Silvia Federici’s Revolution at Point Zero is also a great collection of very readable essays, which comes from a similar autonomist feminist tradition as James and Dalla Costa. Quiet Rumours, from AK Press, covers a lot of the classic texts from Voltairine de Cleyre and Emma Goldman, as well as more modern pieces, and is explicitly anarchist feminist.

On the subject of classic anarchist feminists, Carolyn Ashbaugh’s biography Lucy Parsons: An American Revolutionary is a fantastic account of the life of the woman the Chicago police called “more dangerous than a thousand rioters”.

We’d recommend LIES journal and Cindy Milstein’s blog archive on We’d also recommend fiction such as Ursula K Le Guin and Marge Piercy, as well as just getting involved with local groups and events and meeting other anarchists.

What are some of the talks/workshops you’re most excited about?

We couldn’t possibly choose favourites! We love all our contributors.

We’ve been announcing each of the talks and workshops on our facebook page over the last couple of weeks and it’s fair to say there are a few talks which are gathering a lot of interest: sex work rights; gender; decolonising history and understanding autism from an autistic perspective. We’re also really excited that we have a comrade from the Workers’ Solidarity Movement coming over to talk about the fantastic success of the Repeal the 8th campaign. It’ll be great to hear about a big, mass campaign – which anarchists were highly involved with – that won!

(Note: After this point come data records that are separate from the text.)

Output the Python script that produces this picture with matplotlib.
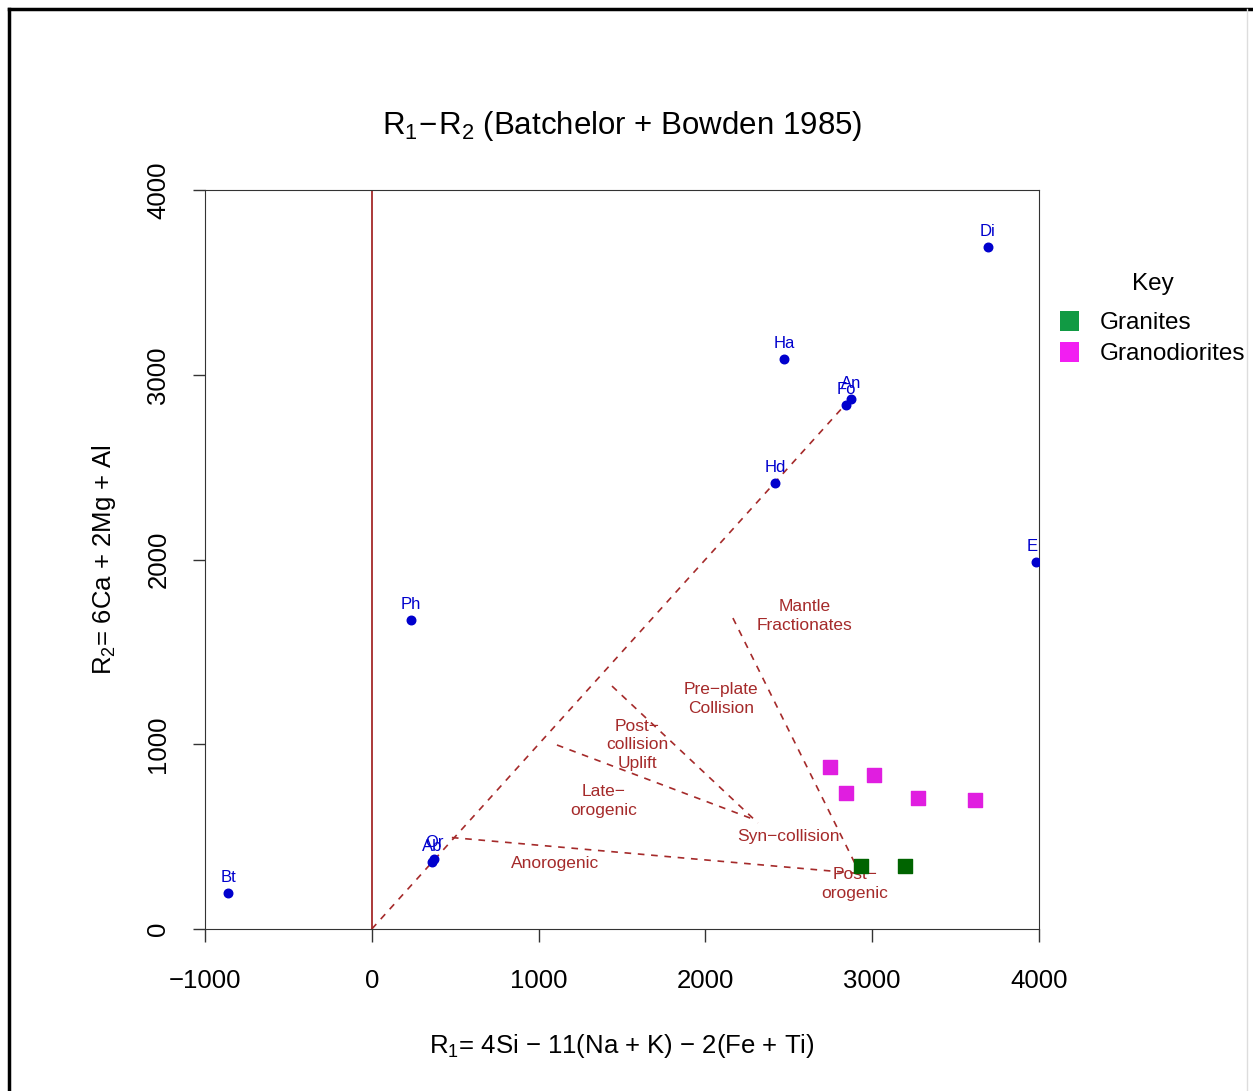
import matplotlib.pyplot as plt
from matplotlib.lines import Line2D
from matplotlib.patches import Patch

plt.rcParams['font.family'] = ['Liberation Sans', 'DejaVu Sans']
plt.rcParams['mathtext.fontset'] = 'custom'
plt.rcParams['mathtext.rm'] = 'Liberation Sans'

# mineral reference points (R1, R2)
mineral_names = ["Bt", "Ph", "Ab", "Or", "Hd", "Ha", "Fo", "An", "Di", "E"]
mineral_r1 = [-862, 235, 361, 375, 2417, 2471, 2843, 2873, 3694, 3982]
mineral_r2 = [195, 1672, 363, 380, 2414, 3085, 2836, 2869, 3691, 1986]

# sample data
granite_r1 = [2933, 3197]
granite_r2 = [341, 341]
granodiorite_r1 = [2747, 3011, 2843, 3275, 3616]
granodiorite_r2 = [877, 834, 736, 709, 698]

# field boundaries (dashed)
boundaries = [
    ([0, 2850], [0, 2850]),
    ([480, 2927], [495, 300]),
    ([2165, 2927], [1683, 300]),
    ([1440, 2315], [1315, 574]),
    ([1110, 2270], [996, 600]),
]

field_labels = ["Mantle\nFractionates", "Pre\u2212plate\nCollision", "Post\u2212\ncollision\nUplift",
                "Late\u2212\norogenic", "Syn\u2212collision", "Anorogenic", "Post\u2212\norogenic"]
field_r1 = [2597, 2094, 1590, 1392, 2495, 1098, 2897]
field_r2 = [1694, 1245, 996, 693, 503, 352, 244]

brown = "#a52a2a"
blue = "#0000cd"

fig = plt.figure(figsize=(12.53, 10.91), dpi=100)
ax = fig.add_axes([205 / 1253, 1 - 929 / 1091, 834 / 1253, 739 / 1091])

ax.axvline(0, color=brown, lw=1.3)
for xs, ys in boundaries:
    ax.plot(xs, ys, ls=(0, (4, 4)), color=brown, lw=1.2)

for name, x, y in zip(field_labels, field_r1, field_r2):
    ax.text(x, y, name, color=brown, fontsize=12.5, ha="center", va="center", linespacing=1.3)

ax.scatter(mineral_r1, mineral_r2, s=38, color=blue, zorder=3)
for name, x, y in zip(mineral_names, mineral_r1, mineral_r2):
    ax.text(x - 25 if name == "E" else x, y + 45, name, color=blue, fontsize=12,
            ha="center", va="bottom")

ax.scatter(granite_r1, granite_r2, marker="s", s=95, color="#006400", zorder=3)
ax.scatter(granodiorite_r1, granodiorite_r2, marker="s", s=95, color="#e01ee0", zorder=3)

ax.set_xlim(-1000, 4000)
ax.set_ylim(0, 4000)
ax.set_xticks([-1000, 0, 1000, 2000, 3000, 4000])
ax.set_xticklabels(["\u22121000", "0", "1000", "2000", "3000", "4000"])
ax.set_yticks([0, 1000, 2000, 3000, 4000])
ax.tick_params(axis="both", labelsize=18.5, length=9, width=1, color="#333333", pad=20)
ax.tick_params(axis="y", pad=16)
plt.setp(ax.get_yticklabels(), rotation=90, va="center")
for sp in ax.spines.values():
    sp.set_color("#333333")

ax.set_title(r"$\mathregular{R_1\!-\!R_2}$ (Batchelor + Bowden 1985)", fontsize=22.5, pad=40)
ax.set_xlabel("$\\mathregular{R_1}$= 4Si \u2212 11(Na + K) \u2212 2(Fe + Ti)", fontsize=18.5, labelpad=28)
ax.set_ylabel("$\\mathregular{R_2}$= 6Ca + 2Mg + Al", fontsize=18.5, labelpad=20)

handles = [Patch(facecolor="#119a44", edgecolor="none", label="Granites"),
           Patch(facecolor="#f21ef2", edgecolor="none", label="Granodiorites")]
leg = fig.legend(handles=handles, title="Key", loc="upper left", bbox_to_anchor=(1045 / 1253, 1 - 258 / 1091),
                 frameon=False, fontsize=17.5, title_fontsize=17.5, handlelength=0.8, handleheight=0.85,
                 handletextpad=0.85, labelspacing=0.32, borderaxespad=0.2)
leg._legend_box.sep = 12

# outer frame of the figure
fig.add_artist(Line2D([9 / 1253, 9 / 1253], [0, 1 - 9 / 1091], color="black", lw=2.5))
fig.add_artist(Line2D([9 / 1253, 1], [1 - 9 / 1091, 1 - 9 / 1091], color="black", lw=2.5))
fig.add_artist(Line2D([1247 / 1253, 1247 / 1253], [0, 1 - 9 / 1091], color="#dddddd", lw=1))

fig.savefig("out.png", dpi=100)
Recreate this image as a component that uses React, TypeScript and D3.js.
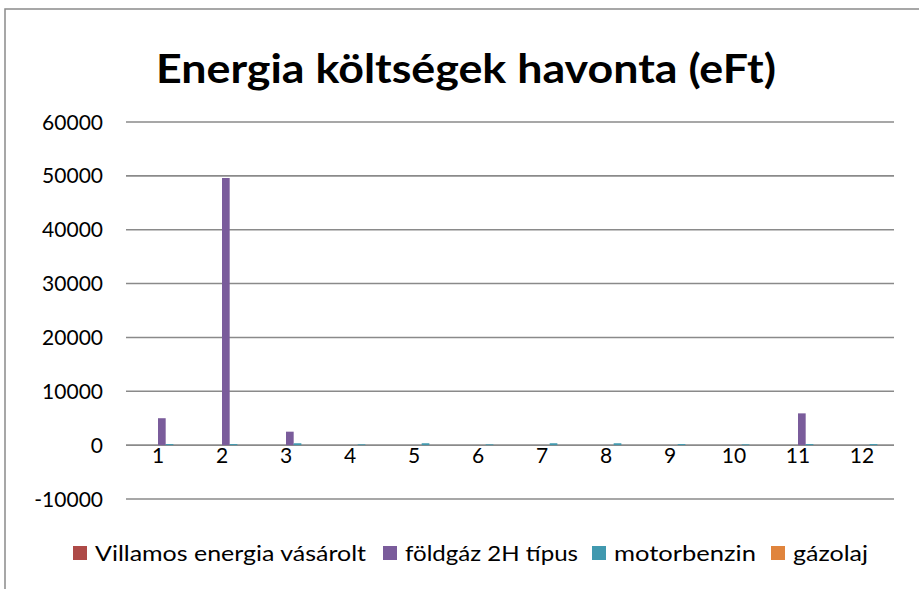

It seems to have been a while since Scottish anarchism has had a really big gathering, are you pleased with the uptake/support shown since you started putting the bookfair together?

We’ve had way more attention and support than we could possibly have hoped, and it’s been incredibly heartening! We’d intended to start small and try to grow the event over a number of years, but it looks like we’ve tapped into something that was wanted, so we’re pretty excited.

Edinburgh Anarchist Feminist Bookfair is taking place this Saturday 21st of July at the Augustine United Church.